### [EXERCISE AIM]
List all lines of the data that include the string "with".

### [DATASET SECTION]

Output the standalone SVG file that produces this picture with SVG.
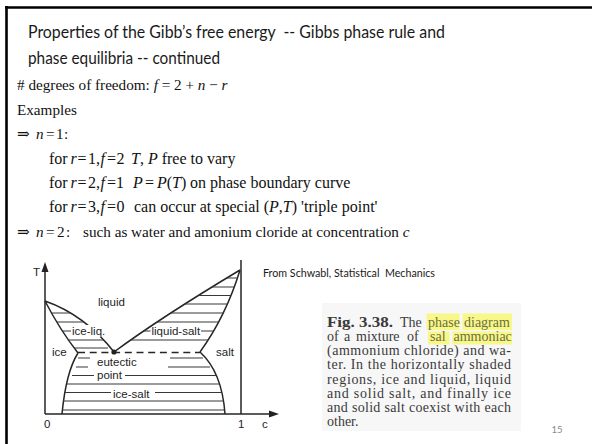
<svg xmlns="http://www.w3.org/2000/svg" width="592" height="444" viewBox="0 0 592 444">
<style>
.title{font-family:Lato,"Liberation Sans",sans-serif;font-size:17px;fill:#1a1a1a}
.body{font-family:"Liberation Serif","DejaVu Serif",serif;font-size:15.2px;fill:#111}
.big{font-size:16px}
.i{font-style:italic}
.ln{fill:none;stroke:#262626;stroke-width:1.5}
.hat{fill:none;stroke:#383838;stroke-width:1.1}
.lbl{font-family:"Liberation Sans",Arial,sans-serif;font-size:11.5px;fill:#1e1e1e}
.cap{font-family:"Liberation Serif","DejaVu Serif",serif;font-size:14px;fill:#3a3a3a}
.hl{fill:#f7f78a}
.hlt{fill:#6e6e3c}
</style>
<rect width="592" height="444" fill="#fff"/>
<path d="M5,7.5H592M6.5,6V444" stroke="#000" stroke-width="2.6" fill="none"/>

<g id="title">
<text class="title" x="28" y="37.5" textLength="417" lengthAdjust="spacingAndGlyphs" xml:space="preserve">Properties of the Gibb’s free energy  -- Gibbs phase rule and</text>
<text class="title" x="28" y="63.5" textLength="192" lengthAdjust="spacingAndGlyphs">phase equilibria -- continued</text>
</g>

<g id="body">
<text class="body" x="17" y="90"># degrees of freedom: <tspan class="i">f</tspan> = 2 + <tspan class="i">n</tspan> − <tspan class="i">r</tspan></text>
<text class="body" x="17" y="114.5">Examples</text>
<text class="body" y="139"><tspan x="17">⇒</tspan><tspan x="36" class="i">n</tspan><tspan x="46">=</tspan><tspan x="56">1</tspan><tspan x="64">:</tspan></text>
<text class="body big" y="163.5"><tspan x="49">for</tspan><tspan x="70.5" class="i">r</tspan><tspan x="77.5">=</tspan><tspan x="88">1,</tspan><tspan x="100.5" class="i">f</tspan><tspan x="107">=</tspan><tspan x="116.5">2</tspan><tspan x="131" class="i">T</tspan>, <tspan class="i">P</tspan> free to vary</text>
<text class="body big" y="188"><tspan x="49">for</tspan><tspan x="70.5" class="i">r</tspan><tspan x="77.5">=</tspan><tspan x="88">2,</tspan><tspan x="100.5" class="i">f</tspan><tspan x="107">=</tspan><tspan x="116">1</tspan><tspan x="133" class="i">P</tspan><tspan x="145">=</tspan><tspan x="157" class="i">P</tspan>(<tspan class="i">T</tspan>)<tspan x="190">on phase boundary curve</tspan></text>
<text class="body big" y="212"><tspan x="49">for</tspan><tspan x="70.5" class="i">r</tspan><tspan x="77.5">=</tspan><tspan x="88">3,</tspan><tspan x="100.5" class="i">f</tspan><tspan x="107">=</tspan><tspan x="116.5">0</tspan><tspan x="134">can occur at special (</tspan><tspan class="i">P</tspan>,<tspan class="i">T</tspan>) 'triple point'</text>
<text class="body" y="236.5" font-size="15"><tspan x="17">⇒</tspan><tspan x="36" class="i">n</tspan><tspan x="46">=</tspan><tspan x="57">2</tspan><tspan x="66">:</tspan><tspan x="83">such as water and amonium cloride at concentration </tspan><tspan class="i">c</tspan></text>
</g>

<g id="phase-diagram">
<g id="axes">
<path class="ln" d="M45,414V270M45,414H270M241,260V414"/>
<path d="M45,262L41.5,272H48.5Z M279,414L269,410.5V417.5Z" fill="#222"/>
<text class="lbl" x="33" y="276">T</text>
<text class="lbl" x="44" y="428">0</text>
<text class="lbl" x="238" y="428">1</text>
<text class="lbl" x="262" y="428">c</text>
</g>
<g id="boundaries">
<path class="ln" d="M45,301Q85,315 114,352 M45,301Q60,330 78,353 M78,353Q66,372 62,414 M114,352Q160,318 240,270 M240,270Q226,316 200,352 M200,352Q222,372 225,414"/>
<path class="ln" d="M78,352.5H200" stroke-dasharray="7 4.7"/>
<circle cx="114" cy="352" r="2.6" fill="#222"/>
</g>
<g id="hatching">
<path class="hat" d="M51.5,313H70.6M56.7,322H84M62.3,331H71M68.4,340H103.5M74.3,348H108"/>
<path class="hat" d="M226.7,278H237.5M212,287H234.3M198.3,295.5H231M184.8,304H227.4M170.8,313H223.2M157.1,322H218.7M143.7,331H150.5M201,331H213.6M130.7,340H208.2"/>
<path class="hat" d="M78,358H90M170,358H203M76,367H88M168,367H210M72,375.5H94M125,375.5H216.4M66.4,384H219.6M64.8,392.5H111M155,392.5H221.9M63.4,401H223.6M62.3,410H224.7"/>
</g>
<g id="labels">
<text class="lbl" x="98" y="306">liquid</text>
<rect x="71" y="325" width="36" height="12" fill="#fff"/>
<text class="lbl" x="72" y="334.5">ice-liq.</text>
<text class="lbl" x="151.5" y="334.5">liquid-salt</text>
<text class="lbl" x="52" y="356">ice</text>
<text class="lbl" x="216" y="356">salt</text>
<text class="lbl" x="97" y="365.5">eutectic</text>
<text class="lbl" x="97" y="378.5">point</text>
<text class="lbl" x="113" y="398">ice-salt</text>
</g>
</g>

<text id="source" x="263" y="277" font-family="Lato,'Liberation Sans',sans-serif" font-size="10.5" fill="#1a1a1a" textLength="172" lengthAdjust="spacingAndGlyphs" xml:space="preserve">From Schwabl, Statistical  Mechanics</text>

<g id="caption">
<rect x="322" y="303" width="199" height="128" fill="#f7f7f7"/>
<rect class="hl" x="426.5" y="313.5" width="33" height="16.5"/>
<rect class="hl" x="462.5" y="313.5" width="49.5" height="16.5"/>
<rect class="hl" x="428" y="331.5" width="21.5" height="13"/>
<rect class="hl" x="452.5" y="331.5" width="59.5" height="13"/>
<text class="cap" y="327"><tspan x="327" font-weight="bold" textLength="66" lengthAdjust="spacingAndGlyphs">Fig. 3.38.</tspan><tspan x="400">The</tspan><tspan x="428" class="hlt">phase</tspan><tspan x="464" class="hlt">diagram</tspan></text>
<text class="cap" y="341.1"><tspan x="327">of</tspan><tspan x="344">a</tspan><tspan x="356">mixture</tspan><tspan x="407">of</tspan><tspan x="430" class="hlt">sal</tspan><tspan x="453.5" class="hlt">ammoniac</tspan></text>
<text class="cap" x="327" y="355.3" textLength="184" lengthAdjust="spacing">(ammonium chloride) and wa-</text>
<text class="cap" x="327" y="369.4" textLength="184" lengthAdjust="spacing">ter. In the horizontally shaded</text>
<text class="cap" x="327" y="383.6" textLength="184" lengthAdjust="spacing">regions, ice and liquid, liquid</text>
<text class="cap" x="327" y="397.7" textLength="184" lengthAdjust="spacing">and solid salt, and finally ice</text>
<text class="cap" x="327" y="411.9" textLength="184" lengthAdjust="spacing">and solid salt coexist with each</text>
<text class="cap" x="327" y="426">other.</text>
</g>

<text id="page-number" x="557" y="433" text-anchor="middle" font-family="Lato,'Liberation Sans',sans-serif" font-size="9.5" fill="#8a8a8a">15</text>
</svg>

### [SOLUTION TO THIS EXERCISE]
Output the standalone SVG file that produces this picture with SVG.
<text class="cap" x="327" y="411.9" textLength="184" lengthAdjust="spacing">and solid salt coexist with each</text>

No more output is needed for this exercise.